The family of Hannah Kobayashi is offering a refund to anyone who helped raise nearly $50,000 to bolster their search for the missing photographer after she was located safely in Mexico.
But, there’s a catch — requests for a refund must be made in the next few days.
“We are turning donations off, and any donor who would like a refund can submit a claim by December 18th, and it will be honored,” her sister, Sydni Kobayashi, wrote in an update to the fundraiser on Thursday.
The fundraiser garnered just over $47,000 in donations to help locate the missing 30-year-old. A separate GoFundMe was set up to pay for the funeral for her father, Ryan Kobayashi, 58, who died of an apparent suicide six days after she went missing.
“We are incredibly relieved and grateful that Hannah has been found safe. This past month has been an unimaginable ordeal for our family. We want to express our heartfelt thanks to everyone who supported us during this difficult time. Your kindness and concern have meant the world to us,” the update read.

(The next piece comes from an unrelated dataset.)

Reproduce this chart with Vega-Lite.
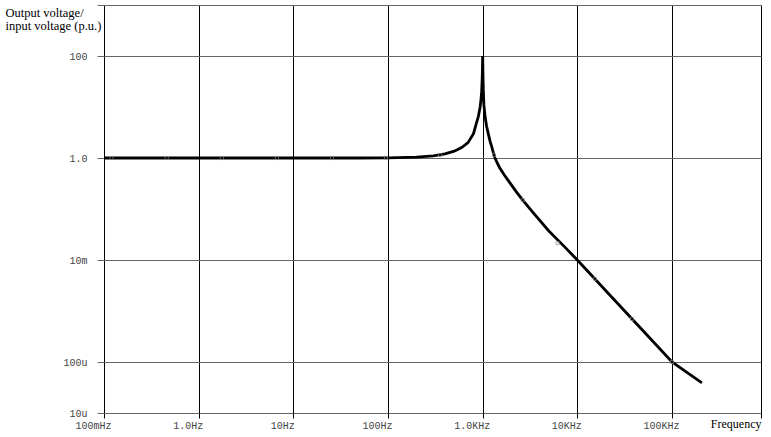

Hannah Kobayashi was reported missing in Los Angeles on Nov. 11 after missing a connecting flight to New York City.
Before her disappearance, the Hawaii native had sent a flurry of bizarre text messages to friends and family talking about a “spiritual awakening” and being “tricked.”
She had also been seen accompanied by an unknown man hours before her last sighting and relatives speculated she had been kidnapped or even trafficked.
It was later revealed that she had voluntarily traveled to Mexico, prompting the FBI to investigate whether she had been wrapped up in a green card marriage scheme with an Argentine national.
According to a report, Hannah Kobayashi had plans to travel to the Big Apple with her green card husband, and another green card couple to create proof for immigration officials that their marriage was real.
She apparently was planning the trip with her ex, Amun Muniz-Miranda, his own green card wife, Marianne, and the Argentine national she had secretly married, Alan Cacace, to make their phony marriages seem more legitimate, according to the Daily Mail.
Instead of going through with the trip, she bought a ticket at a Los Angeles bus station on Nov. 12 and headed for the Mexican border.
The following day, she crossed into Tijuana around noon via the San Ysidro point of entry tunnel.
More than a month after she had vanished, her family announced Wednesday that Kobayashi was found and is safe.
“We are incredibly relieved and grateful that Hannah has been found safe,” the family of the 30-year-old from Hawaii said in an attorney-issued statement to local media.
“This past month has been an unimaginable ordeal for our family, and we kindly ask for privacy as we take the time to heal and process everything we have been through.”